As offshore oil and gas operations strive to boost productivity and increase revenue while ensuring the safety and security of workers, the industry, like many others, is turning to data capture and analytics to increase visibility and drive efficiency.
According to a recent report released by the Deloitte Center for Energy Solutions (DCES), "Connected Barrels: Transforming Oil & Gas Strategies with the Internet of Things," "... the falling costs and increasing functionality of sensors, the availability of advanced wireless networks, and more powerful and ubiquitous computer power... have collectively opened the floodgates for the amount of data that the industry can swiftly collect and analyze."
This focus on data has given rise to a new term: the digital oilfield, comprising technologies, services and related business models to enhance data management in oil and gas activities. Data collection and analysis can help address key operator concerns on an offshore oilfield, where business challenges are myriad. Regulatory and environmental compliance; safety; response time to problems; productivity and efficiency; and asset protection all need to be managed in a remote, hard-to-access location.

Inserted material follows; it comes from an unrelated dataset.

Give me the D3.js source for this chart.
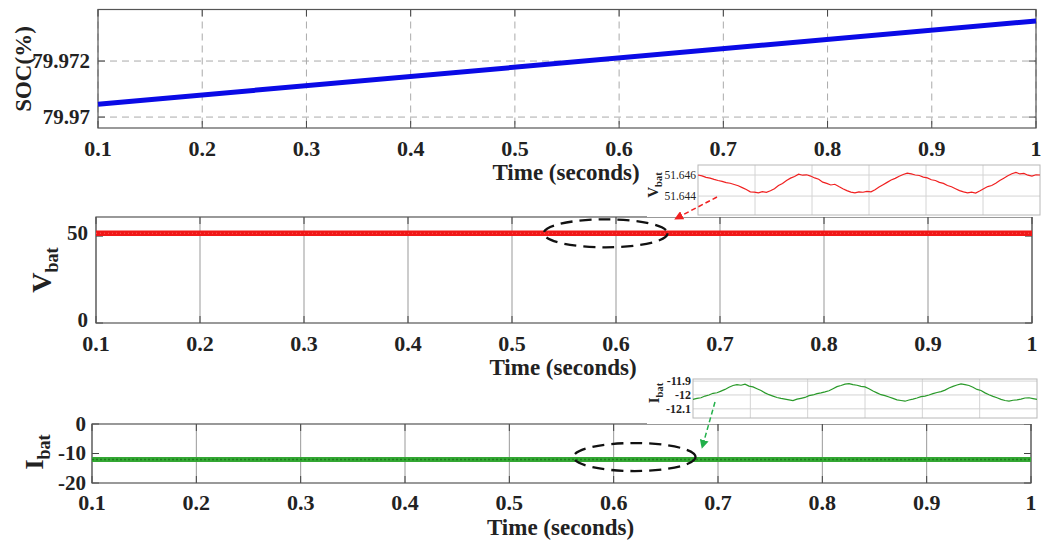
<!DOCTYPE html>
<html><head><meta charset="utf-8">
<script src="https://cdn.jsdelivr.net/npm/d3@7"></script>
<style>
body{margin:0;background:#fff;}
svg{display:block;}
text{font-family:"Liberation Serif","Times New Roman",serif;fill:#222;}
</style>
</head><body>
<svg id="c" width="1044" height="543"></svg>
<script>
// ---------- DATA ----------
const timeTicks = [0.1,0.2,0.3,0.4,0.5,0.6,0.7,0.8,0.9,1.0];
const timeTickLabels = ["0.1","0.2","0.3","0.4","0.5","0.6","0.7","0.8","0.9","1"];

const socTime = [0.1, 1.0];
const socValues = [79.97046, 79.97343];
const socTicks = [79.970, 79.972];
const socTickLabels = ["79.97", "79.972"];

const vbatTime = [0.1, 1.0];
const vbatValues = [51.645, 51.645];
const vbatTicks = [0, 50];
const vbatTickLabels = ["0", "50"];

const ibatTime = [0.1, 1.0];
const ibatValues = [-12, -12];
const ibatTicks = [-20, -10, 0];
const ibatTickLabels = ["-20", "-10", "0"];

const vbatZoomValues = [51.64600,51.64592,51.64578,51.64570,51.64558,51.64548,51.64540,51.64528,51.64522,51.64510,
51.64498,51.64480,51.64462,51.64440,51.64438,51.64430,51.64442,51.64436,51.64450,51.64470,
51.64500,51.64520,51.64548,51.64570,51.64585,51.64608,51.64598,51.64602,51.64590,51.64572,
51.64560,51.64532,51.64520,51.64505,51.64512,51.64490,51.64470,51.64452,51.64438,51.64430,
51.64440,51.64436,51.64445,51.64440,51.64460,51.64485,51.64508,51.64530,51.64552,51.64568,
51.64588,51.64605,51.64618,51.64610,51.64600,51.64595,51.64580,51.64572,51.64555,51.64548,
51.64530,51.64520,51.64500,51.64488,51.64470,51.64452,51.64440,51.64430,51.64438,51.64428,
51.64448,51.64470,51.64490,51.64500,51.64522,51.64548,51.64570,51.64592,51.64612,51.64625,
51.64610,51.64615,51.64598,51.64590,51.64602,51.64600];
const vbatZoomTicks = [51.644, 51.646];
const vbatZoomTickLabels = ["51.644", "51.646"];

const ibatZoomValues = [-12.032,-12.025,-12.020,-12.008,-12.000,-11.988,-11.984,-11.972,-11.960,-11.945,
-11.932,-11.925,-11.930,-11.922,-11.936,-11.942,-11.955,-11.968,-11.985,-11.998,
-12.008,-12.018,-12.025,-12.030,-12.035,-12.040,-12.030,-12.024,-12.018,-12.005,
-12.000,-11.990,-11.985,-11.978,-11.970,-11.955,-11.940,-11.932,-11.922,-11.918,
-11.925,-11.930,-11.938,-11.942,-11.955,-11.972,-11.985,-11.998,-12.005,-12.015,
-12.025,-12.035,-12.040,-12.045,-12.036,-12.030,-12.022,-12.012,-12.008,-12.000,
-11.990,-11.982,-11.976,-11.965,-11.950,-11.938,-11.928,-11.920,-11.926,-11.932,
-11.945,-11.960,-11.968,-11.985,-11.998,-12.010,-12.020,-12.032,-12.040,-12.044,
-12.038,-12.035,-12.030,-12.022,-12.020,-12.026,-12.032];
const ibatZoomTicks = [-12.1, -12, -11.9];
const ibatZoomTickLabels = ["-12.1", "-12", "-11.9"];

// ---------- DRAW ----------
const svg = d3.select("#c");
const axisColor = "#555";

function drawPanel(o) {
  const g = svg.append("g");
  const x = d3.scaleLinear([0.1, 1.0], [o.x0, o.x1]);
  const y = d3.scaleLinear(o.yDomain, [o.y1, o.y0]);
  g.selectAll(".vg").data(timeTicks).join("line")
    .attr("x1", d => x(d)).attr("x2", d => x(d))
    .attr("y1", o.y0).attr("y2", o.y1)
    .attr("stroke", o.gridColor).attr("stroke-width", 1)
    .attr("stroke-dasharray", o.dashed ? "7,5" : null);
  if (o.hGrid) {
    g.selectAll(".hg").data(o.yTicks).join("line")
      .attr("x1", o.x0).attr("x2", o.x1)
      .attr("y1", d => y(d)).attr("y2", d => y(d))
      .attr("stroke", o.gridColor).attr("stroke-width", 1)
      .attr("stroke-dasharray", "7,5");
  }
  const tl = 7;
  g.selectAll(".tb").data(timeTicks).join("line")
    .attr("x1", d => x(d)).attr("x2", d => x(d))
    .attr("y1", o.y1).attr("y2", o.y1 - tl).attr("stroke", "#444");
  g.selectAll(".tt").data(timeTicks).join("line")
    .attr("x1", d => x(d)).attr("x2", d => x(d))
    .attr("y1", o.y0).attr("y2", o.y0 + tl).attr("stroke", "#444");
  g.selectAll(".tlft").data(o.yTicks).join("line")
    .attr("x1", o.x0).attr("x2", o.x0 + tl)
    .attr("y1", d => y(d)).attr("y2", d => y(d)).attr("stroke", "#444");
  g.selectAll(".trgt").data(o.yTicks).join("line")
    .attr("x1", o.x1).attr("x2", o.x1 - tl)
    .attr("y1", d => y(d)).attr("y2", d => y(d)).attr("stroke", "#444");
  g.append("rect").attr("x", o.x0).attr("y", o.y0)
    .attr("width", o.x1 - o.x0).attr("height", o.y1 - o.y0)
    .attr("fill", "none").attr("stroke", axisColor).attr("stroke-width", 1.2);
  g.selectAll(".xl").data(timeTicks).join("text")
    .attr("x", d => x(d)).attr("y", o.xLabelY)
    .attr("text-anchor", "middle").attr("font-size", 22).attr("font-weight", "bold")
    .text((d, i) => timeTickLabels[i]);
  g.selectAll(".yl").data(o.yTicks).join("text")
    .attr("x", o.yLabelX).attr("y", d => y(d)).attr("dy", o.yDy || "0.33em")
    .attr("text-anchor", "end").attr("font-size", o.yFont).attr("font-weight", "bold")
    .text((d, i) => o.yTickLabels[i]);
  g.append("text").attr("x", (o.x0 + o.x1) / 2 - 1).attr("y", o.titleY)
    .attr("text-anchor", "middle").attr("font-size", 23).attr("font-weight", "bold")
    .text("Time (seconds)");
  return {x, y, g};
}

// Top panel: SOC
const p1 = drawPanel({x0: 98, x1: 1036, y0: 9.5, y1: 128, yDomain: [79.96961, 79.97384],
  yTicks: socTicks, yTickLabels: socTickLabels, gridColor: "#aaa", dashed: true, hGrid: true,
  xLabelY: 156, yLabelX: 90, yFont: 21, titleY: 180});
p1.g.append("path")
  .attr("d", d3.line().x((d, i) => p1.x(socTime[i])).y(d => p1.y(d))(socValues))
  .attr("fill", "none").attr("stroke", "#0a0ae6").attr("stroke-width", 5);
p1.g.append("text").attr("transform", "translate(31,69) rotate(-90)")
  .attr("text-anchor", "middle").attr("font-size", 23).attr("font-weight", "bold").text("SOC(%)");

// Middle panel: Vbat
const p2 = drawPanel({x0: 96, x1: 1032, y0: 217, y1: 323, yDomain: [0, 61],
  yTicks: vbatTicks, yTickLabels: vbatTickLabels, gridColor: "#999", dashed: false, hGrid: false,
  xLabelY: 351, yLabelX: 88, yFont: 21, yDy: "0.2em", titleY: 375});
p2.g.append("path")
  .attr("d", d3.line().x((d, i) => p2.x(vbatTime[i])).y(d => p2.y(d))(vbatValues))
  .attr("fill", "none").attr("stroke", "#f01818").attr("stroke-width", 5.5);
p2.g.append("path")
  .attr("d", d3.line().x((d, i) => p2.x(vbatTime[i])).y(d => p2.y(d))(vbatValues))
  .attr("fill", "none").attr("stroke", "#ff5a5a").attr("stroke-width", 1).attr("stroke-dasharray", "1,3");
const vl = p2.g.append("text").attr("transform", "translate(51,270) rotate(-90)")
  .attr("text-anchor", "middle").attr("font-weight", "bold");
vl.append("tspan").attr("font-size", 28).text("V");
vl.append("tspan").attr("font-size", 18).attr("dy", 7).text("bat");

// Bottom panel: Ibat
const p3 = drawPanel({x0: 92, x1: 1031, y0: 424, y1: 483, yDomain: [-20, 0],
  yTicks: ibatTicks, yTickLabels: ibatTickLabels, gridColor: "#999", dashed: false, hGrid: false,
  xLabelY: 510, yLabelX: 86, yFont: 21, titleY: 535});
p3.g.append("path")
  .attr("d", d3.line().x((d, i) => p3.x(ibatTime[i])).y(d => p3.y(d))(ibatValues))
  .attr("fill", "none").attr("stroke", "#34a834").attr("stroke-width", 5);
p3.g.append("path")
  .attr("d", d3.line().x((d, i) => p3.x(ibatTime[i])).y(d => p3.y(d))(ibatValues))
  .attr("fill", "none").attr("stroke", "#1d7a1d").attr("stroke-width", 1.5).attr("stroke-dasharray", "2,2");
const il = p3.g.append("text").attr("transform", "translate(43,452) rotate(-90)")
  .attr("text-anchor", "middle").attr("font-weight", "bold");
il.append("tspan").attr("font-size", 26).text("I");
il.append("tspan").attr("font-size", 18).attr("dy", 7).text("bat");

// Insets
function drawInset(o) {
  const g = svg.append("g");
  g.append("rect").attr("x", o.cx0).attr("y", o.cy0).attr("width", o.cx1 - o.cx0)
    .attr("height", o.cy1 - o.cy0).attr("fill", "#fff");
  const x = d3.scaleLinear([0, o.values.length - 1], [o.x0, o.x1]);
  const y = d3.scaleLinear(o.yDomain, [o.y1, o.y0]);
  const gx = d3.scaleLinear([0, 6], [o.x0, o.x1]);
  g.selectAll(".v").data(d3.range(1, 6)).join("line")
    .attr("x1", d => gx(d)).attr("x2", d => gx(d)).attr("y1", o.y0).attr("y2", o.y1)
    .attr("stroke", "#d4d4d4");
  g.selectAll(".h").data(o.ticks).join("line")
    .attr("x1", o.x0).attr("x2", o.x1).attr("y1", d => y(d)).attr("y2", d => y(d))
    .attr("stroke", "#d4d4d4");
  g.append("rect").attr("x", o.x0).attr("y", o.y0).attr("width", o.x1 - o.x0)
    .attr("height", o.y1 - o.y0).attr("fill", "none").attr("stroke", "#b8b8b8");
  g.append("path").attr("d", d3.line().x((d, i) => x(i)).y(d => y(d))(o.values))
    .attr("fill", "none").attr("stroke", o.color).attr("stroke-width", 1.2);
  g.selectAll(".tl").data(o.ticks).join("text")
    .attr("x", o.x0 - 2).attr("y", d => y(d)).attr("dy", "0.35em")
    .attr("text-anchor", "end").attr("font-size", o.tickFont).attr("font-weight", o.tickWeight)
    .text((d, i) => o.tickLabels[i]);
  const t = g.append("text").attr("transform", `translate(${o.labelX},${o.labelY}) rotate(-90)`)
    .attr("text-anchor", "middle").attr("font-weight", "bold");
  t.append("tspan").attr("font-size", o.symFont).text(o.sym);
  t.append("tspan").attr("font-size", 10.5).attr("dy", 3.5).text("bat");
  return g;
}
drawInset({cx0: 647, cx1: 1044, cy0: 158, cy1: 217, x0: 698, x1: 1040, y0: 165, y1: 215,
  yDomain: [51.6422, 51.64695], values: vbatZoomValues, ticks: vbatZoomTicks,
  tickLabels: vbatZoomTickLabels, color: "#f02020", tickFont: 11.5, tickWeight: "normal",
  sym: "V", symFont: 15, labelX: 658, labelY: 185});
drawInset({cx0: 647, cx1: 1044, cy0: 370, cy1: 424, x0: 693, x1: 1037, y0: 379, y1: 418,
  yDomain: [-12.166, -11.885], values: ibatZoomValues, ticks: ibatZoomTicks,
  tickLabels: ibatZoomTickLabels, color: "#2a9a2a", tickFont: 12, tickWeight: "bold",
  sym: "I", symFont: 15, labelX: 659, labelY: 393});

// Ellipses
svg.append("ellipse").attr("cx", p2.x(0.59)).attr("cy", p2.y(51.6)).attr("rx", 62).attr("ry", 14)
  .attr("fill", "none").attr("stroke", "#111").attr("stroke-width", 2.3).attr("stroke-dasharray", "12,7");
svg.append("ellipse").attr("cx", p3.x(0.62)).attr("cy", p3.y(-11.2)).attr("rx", 61).attr("ry", 14)
  .attr("fill", "none").attr("stroke", "#111").attr("stroke-width", 2.3).attr("stroke-dasharray", "12,7");

// Arrows
const defs = svg.append("defs");
[["ar", "#f02020"], ["ag", "#22b04a"]].forEach(([id, c]) => {
  defs.append("marker").attr("id", id).attr("viewBox", "0 0 10 10").attr("refX", 9).attr("refY", 5)
    .attr("markerWidth", 9).attr("markerHeight", 9).attr("markerUnits", "userSpaceOnUse")
    .attr("orient", "auto")
    .append("path").attr("d", "M0,0 L10,5 L0,10 z").attr("fill", c);
});
svg.append("line").attr("x1", 717).attr("y1", 197).attr("x2", 675).attr("y2", 219)
  .attr("stroke", "#f02020").attr("stroke-width", 1.5).attr("stroke-dasharray", "5,3")
  .attr("marker-end", "url(#ar)");
svg.append("line").attr("x1", 715).attr("y1", 402).attr("x2", 702).attr("y2", 448)
  .attr("stroke", "#22b04a").attr("stroke-width", 1.5).attr("stroke-dasharray", "5,3")
  .attr("marker-end", "url(#ag)");
</script>
</body></html>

A new challenge is a decline in global oil prices, which has created an even greater push to reduce operational costs, increase uptime and improve processes. According to the DCES report, "[The] new normal of lower oil prices not only will lay bare inefficient oil and gas (O&G) companies but will push even the efficient ones to find ways to preserve their top and bottom lines."
This means turning to technologies that can solve oil and gas industry challenges by allowing the oilfield to access and analyze continuous data streams.
Real-Time Data Solving Offshore Challenges
The more real-time data that can be gathered, the better decisions can be made, and the more efficiently the oilfield will run.
If full data is available in real time or near real time, users can look at actual production information and failures in much more granular detail, boosting productivity. Engineers don't need to examine snapshots of certain time frames or windows to determine mean time to failures or average flow rates; the data is all right there, at their fingertips.
Equipment can be fitted with sensors that send data continuously to a central collection point via the network, allowing operators to see patterns and prevent problems.
Semi-autonomous or autonomous equipment can be controlled remotely via the wireless radios appended to sensors, meaning power can be killed before or at the time of an issue without waiting for a workboat to reach the equipment and an operator to turn off a valve or pump.
Remote data gathering can lower operating costs and increase safety; employees can perform duties from onshore and collaborate with a few platform workers via camera. Fewer platform workers mean less transport to and from the platform, which minimizes transportation costs and reduces risk.
Data like engine run time allow for proactive maintenance, and can help engineers catch problems with equipment and change their processes, saving money on cost of repair or replacement, and reducing downtime.
On the safety and compliance side, proper environmental sensor packages can show gas leaks that technicians cannot smell, and control equipment can keep technicians in a safe zone if there is an issue. Sensors can detect leaks or changes in pressure and shut off a pipeline automatically.
Some offshore vessels are stationed in places where piracy is a concern, and surveillance footage streamed over a strong network can keep infrastructure, people and assets more secure. Equipment and vessels also can be outfitted with GPS tracking devices to prevent and/or detect theft or piracy.
Near-real-time evaluation of data also can help save on production costs. According to the DCES report, "Increased data capture and analysis can likely save millions of dollars by eliminating as many as half of a company's unplanned well outages and boosting crude output by as much as 10 percent over a two-year period."
To capture this data, a digital oilfield needs sensors and devices on the rig itself, as well as on flotels and other vessels that surround the platform, that proactively and constantly communicate in real time via a wireless communications network.